Exercise goal >> Give back the full listing, character for character, with no pictures.

Collected material >>
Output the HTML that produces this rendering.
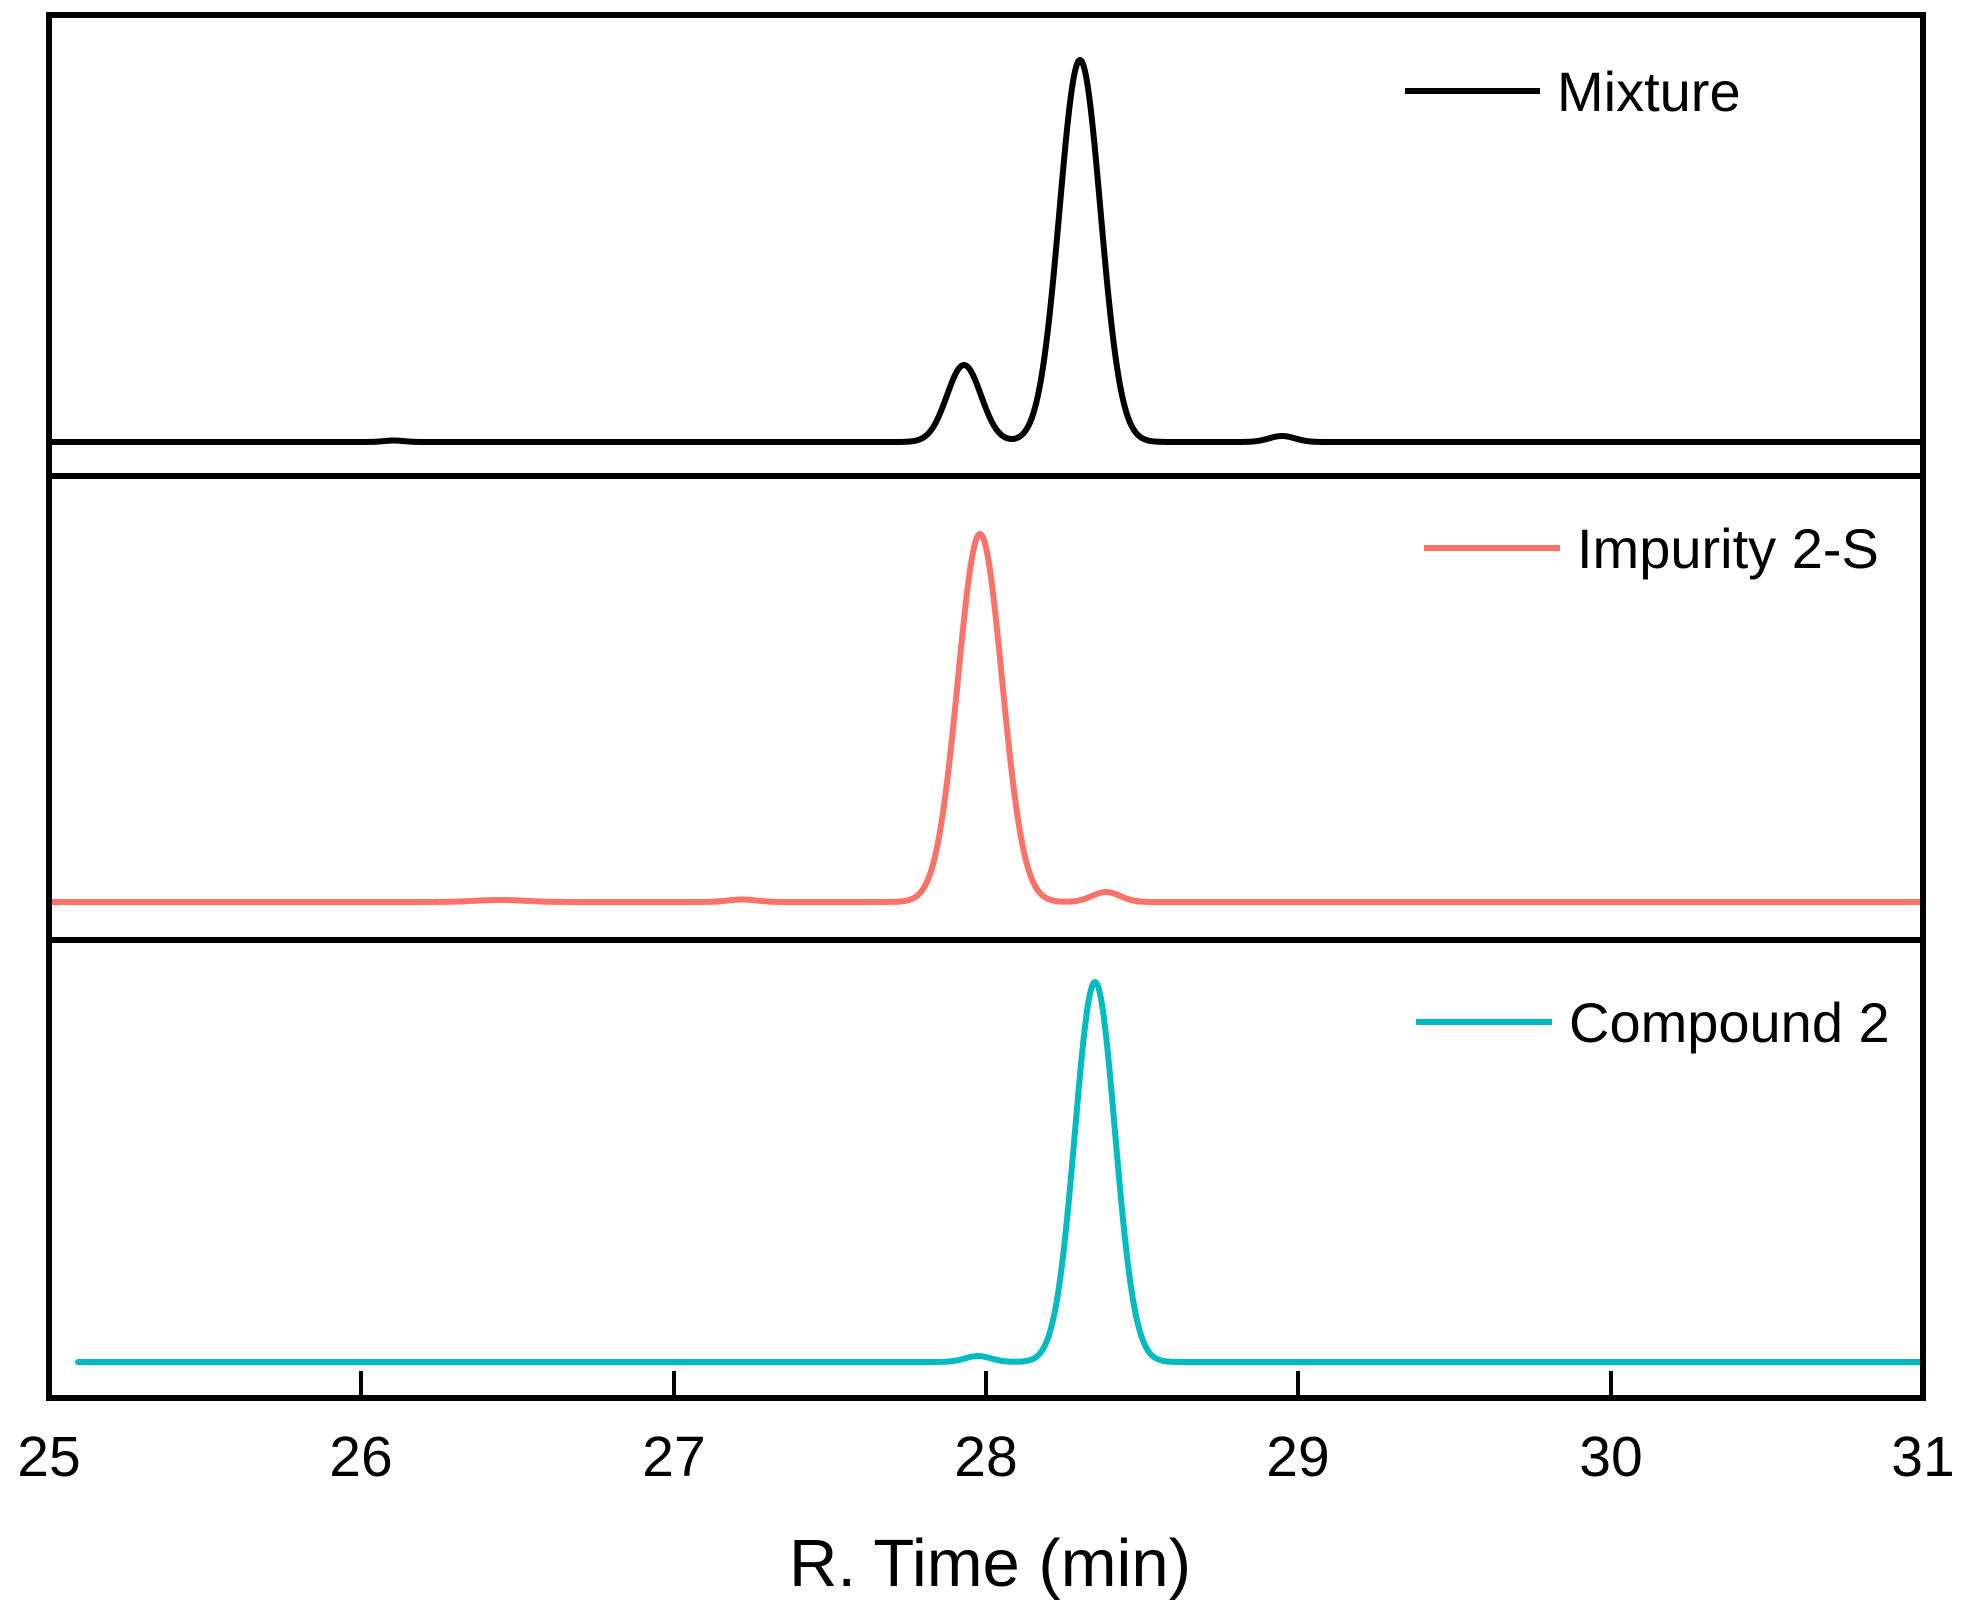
<!DOCTYPE html>
<html><head><meta charset="utf-8"><style>html,body{margin:0;padding:0;background:#fff}svg{display:block}</style></head>
<body>
<svg width="1966" height="1605" viewBox="0 0 1966 1605" xmlns="http://www.w3.org/2000/svg" font-family="Liberation Sans, sans-serif">
<rect x="0" y="0" width="1966" height="1605" fill="#fff"/>
<path id="p1" fill="none" stroke="#000" stroke-width="6" stroke-linejoin="round"/>
<path id="p2" fill="none" stroke="#fa7268" stroke-width="6" stroke-linejoin="round"/>
<path id="p3" fill="none" stroke="#00bcc0" stroke-width="6" stroke-linejoin="round" stroke-linecap="round"/>
<rect x="49" y="15" width="1874" height="1383" fill="none" stroke="#000" stroke-width="6"/>
<line x1="49" y1="476" x2="1923" y2="476" stroke="#000" stroke-width="6"/>
<line x1="49" y1="940" x2="1923" y2="940" stroke="#000" stroke-width="6"/>
<g stroke="#000" stroke-width="4">
<line x1="361" y1="1398" x2="361" y2="1371"/><line x1="674" y1="1398" x2="674" y2="1371"/>
<line x1="986" y1="1398" x2="986" y2="1371"/><line x1="1298" y1="1398" x2="1298" y2="1371"/>
<line x1="1611" y1="1398" x2="1611" y2="1371"/>
</g>
<g font-size="57" text-anchor="middle" fill="#000">
<text x="49" y="1476">25</text><text x="361" y="1476">26</text><text x="674" y="1476">27</text>
<text x="986" y="1476">28</text><text x="1298" y="1476">29</text><text x="1611" y="1476">30</text><text x="1923" y="1476">31</text>
</g>
<text x="990" y="1586" font-size="67" text-anchor="middle">R. Time (min)</text>
<line x1="1405" y1="91" x2="1540" y2="91" stroke="#000" stroke-width="6"/>
<text x="1557" y="111" font-size="56">Mixture</text>
<line x1="1424" y1="548" x2="1560" y2="548" stroke="#fa7268" stroke-width="6"/>
<text x="1577" y="568" font-size="56">Impurity 2-S</text>
<line x1="1416" y1="1022" x2="1552" y2="1022" stroke="#00bcc0" stroke-width="6"/>
<text x="1569" y="1042" font-size="56">Compound 2</text>
</svg>
<script>
function g(x,c,s){return Math.exp(-((x-c)*(x-c))/(2*s*s));}
function mk(id,x0,base,peaks){var d="";for(var x=x0;x<=1920;x+=1){var y=base;peaks.forEach(function(p){y-=p[1]*g(x,p[0],p[2]);});d+=(x==x0?"M":"L")+x+" "+y.toFixed(2);}document.getElementById(id).setAttribute("d",d);}
mk("p1",49,442,[[1080,382,20.5],[964,77,17],[1282,6,13],[394,1.5,10]]);
mk("p2",49,902,[[980,368,22],[1106,10,14],[742,2.5,14],[500,2,25]]);
mk("p3",78,1362,[[1095,380,20],[978,6,13]]);
</script>
</body></html>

Task result >>
Output the HTML that produces this rendering.
<!DOCTYPE html>
<html><head><meta charset="utf-8"><style>html,body{margin:0;padding:0;background:#fff}svg{display:block}</style></head>
<body>
<svg width="1966" height="1605" viewBox="0 0 1966 1605" xmlns="http://www.w3.org/2000/svg" font-family="Liberation Sans, sans-serif">
<rect x="0" y="0" width="1966" height="1605" fill="#fff"/>
<path id="p1" fill="none" stroke="#000" stroke-width="6" stroke-linejoin="round"/>
<path id="p2" fill="none" stroke="#fa7268" stroke-width="6" stroke-linejoin="round"/>
<path id="p3" fill="none" stroke="#00bcc0" stroke-width="6" stroke-linejoin="round" stroke-linecap="round"/>
<rect x="49" y="15" width="1874" height="1383" fill="none" stroke="#000" stroke-width="6"/>
<line x1="49" y1="476" x2="1923" y2="476" stroke="#000" stroke-width="6"/>
<line x1="49" y1="940" x2="1923" y2="940" stroke="#000" stroke-width="6"/>
<g stroke="#000" stroke-width="4">
<line x1="361" y1="1398" x2="361" y2="1371"/><line x1="674" y1="1398" x2="674" y2="1371"/>
<line x1="986" y1="1398" x2="986" y2="1371"/><line x1="1298" y1="1398" x2="1298" y2="1371"/>
<line x1="1611" y1="1398" x2="1611" y2="1371"/>
</g>
<g font-size="57" text-anchor="middle" fill="#000">
<text x="49" y="1476">25</text><text x="361" y="1476">26</text><text x="674" y="1476">27</text>
<text x="986" y="1476">28</text><text x="1298" y="1476">29</text><text x="1611" y="1476">30</text><text x="1923" y="1476">31</text>
</g>
<text x="990" y="1586" font-size="67" text-anchor="middle">R. Time (min)</text>
<line x1="1405" y1="91" x2="1540" y2="91" stroke="#000" stroke-width="6"/>
<text x="1557" y="111" font-size="56">Mixture</text>
<line x1="1424" y1="548" x2="1560" y2="548" stroke="#fa7268" stroke-width="6"/>
<text x="1577" y="568" font-size="56">Impurity 2-S</text>
<line x1="1416" y1="1022" x2="1552" y2="1022" stroke="#00bcc0" stroke-width="6"/>
<text x="1569" y="1042" font-size="56">Compound 2</text>
</svg>
<script>
function g(x,c,s){return Math.exp(-((x-c)*(x-c))/(2*s*s));}
function mk(id,x0,base,peaks){var d="";for(var x=x0;x<=1920;x+=1){var y=base;peaks.forEach(function(p){y-=p[1]*g(x,p[0],p[2]);});d+=(x==x0?"M":"L")+x+" "+y.toFixed(2);}document.getElementById(id).setAttribute("d",d);}
mk("p1",49,442,[[1080,382,20.5],[964,77,17],[1282,6,13],[394,1.5,10]]);
mk("p2",49,902,[[980,368,22],[1106,10,14],[742,2.5,14],[500,2,25]]);
mk("p3",78,1362,[[1095,380,20],[978,6,13]]);
</script>
</body></html>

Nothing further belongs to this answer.